======== PROVIDED DATA

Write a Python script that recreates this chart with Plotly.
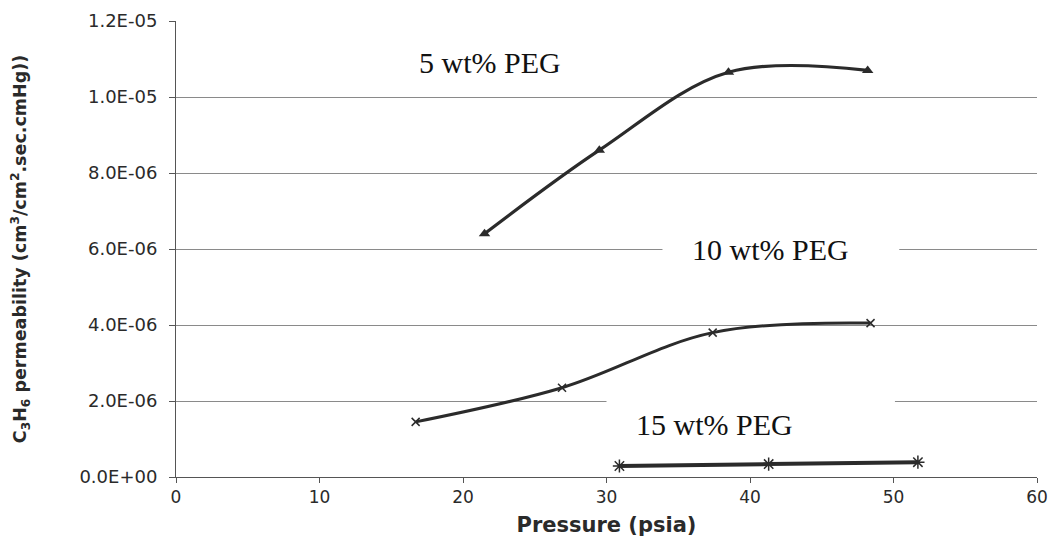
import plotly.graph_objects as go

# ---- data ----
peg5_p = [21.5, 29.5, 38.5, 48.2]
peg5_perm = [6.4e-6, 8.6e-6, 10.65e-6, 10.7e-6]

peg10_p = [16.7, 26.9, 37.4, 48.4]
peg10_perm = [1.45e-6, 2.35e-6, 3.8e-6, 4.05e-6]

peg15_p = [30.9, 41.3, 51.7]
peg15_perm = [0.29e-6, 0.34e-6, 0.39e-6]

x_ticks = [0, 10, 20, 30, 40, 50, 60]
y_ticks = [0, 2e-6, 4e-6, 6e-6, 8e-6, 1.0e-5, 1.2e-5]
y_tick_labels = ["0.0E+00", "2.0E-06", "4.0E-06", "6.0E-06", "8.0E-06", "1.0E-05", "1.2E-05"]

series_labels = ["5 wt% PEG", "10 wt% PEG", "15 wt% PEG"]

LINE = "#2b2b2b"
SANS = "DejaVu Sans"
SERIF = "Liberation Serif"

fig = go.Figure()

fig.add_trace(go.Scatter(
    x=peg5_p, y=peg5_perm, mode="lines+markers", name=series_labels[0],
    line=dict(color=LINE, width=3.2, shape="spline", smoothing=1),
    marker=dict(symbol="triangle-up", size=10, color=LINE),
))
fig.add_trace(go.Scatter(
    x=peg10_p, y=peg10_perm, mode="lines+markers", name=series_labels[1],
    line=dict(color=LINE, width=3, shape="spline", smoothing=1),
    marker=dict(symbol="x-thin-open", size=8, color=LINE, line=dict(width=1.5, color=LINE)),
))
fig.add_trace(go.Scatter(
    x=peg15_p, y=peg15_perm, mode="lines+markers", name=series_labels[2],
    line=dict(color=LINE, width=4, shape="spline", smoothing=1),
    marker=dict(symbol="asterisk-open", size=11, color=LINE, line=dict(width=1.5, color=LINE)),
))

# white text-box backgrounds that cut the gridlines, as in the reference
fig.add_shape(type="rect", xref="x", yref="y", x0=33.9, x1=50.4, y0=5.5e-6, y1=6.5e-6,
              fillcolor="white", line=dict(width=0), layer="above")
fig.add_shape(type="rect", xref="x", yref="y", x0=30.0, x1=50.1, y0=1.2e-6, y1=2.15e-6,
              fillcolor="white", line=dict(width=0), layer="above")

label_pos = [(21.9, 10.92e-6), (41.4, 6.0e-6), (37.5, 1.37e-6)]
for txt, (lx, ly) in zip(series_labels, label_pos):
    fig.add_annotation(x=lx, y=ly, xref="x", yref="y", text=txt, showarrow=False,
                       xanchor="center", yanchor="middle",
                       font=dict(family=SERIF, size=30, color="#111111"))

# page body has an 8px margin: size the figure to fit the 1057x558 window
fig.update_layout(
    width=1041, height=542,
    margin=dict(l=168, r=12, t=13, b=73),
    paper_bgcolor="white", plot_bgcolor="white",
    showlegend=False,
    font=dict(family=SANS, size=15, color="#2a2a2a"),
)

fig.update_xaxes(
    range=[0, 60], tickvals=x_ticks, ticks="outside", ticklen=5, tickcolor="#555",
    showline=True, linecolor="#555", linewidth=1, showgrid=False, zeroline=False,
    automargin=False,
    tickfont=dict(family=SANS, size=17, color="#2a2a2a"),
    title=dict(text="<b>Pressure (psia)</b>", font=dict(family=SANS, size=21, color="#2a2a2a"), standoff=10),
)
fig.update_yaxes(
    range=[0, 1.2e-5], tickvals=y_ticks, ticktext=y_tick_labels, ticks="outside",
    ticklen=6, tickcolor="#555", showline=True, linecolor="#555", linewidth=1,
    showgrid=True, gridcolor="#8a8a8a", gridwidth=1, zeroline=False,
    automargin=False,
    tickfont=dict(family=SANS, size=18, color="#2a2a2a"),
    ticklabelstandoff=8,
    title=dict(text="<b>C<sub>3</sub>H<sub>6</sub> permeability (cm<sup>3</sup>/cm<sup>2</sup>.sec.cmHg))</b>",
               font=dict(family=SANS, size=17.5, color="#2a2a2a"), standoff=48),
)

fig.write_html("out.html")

================

Repeat, exactly and in full, each line from the start of the data to the line that contains "peg10_perm = [1.45e-6, 2.35e-6, 3.8e-6, 4.05e-6]". Pictures do not go in.

Write a Python script that recreates this chart with Plotly.
import plotly.graph_objects as go

# ---- data ----
peg5_p = [21.5, 29.5, 38.5, 48.2]
peg5_perm = [6.4e-6, 8.6e-6, 10.65e-6, 10.7e-6]

peg10_p = [16.7, 26.9, 37.4, 48.4]
peg10_perm = [1.45e-6, 2.35e-6, 3.8e-6, 4.05e-6]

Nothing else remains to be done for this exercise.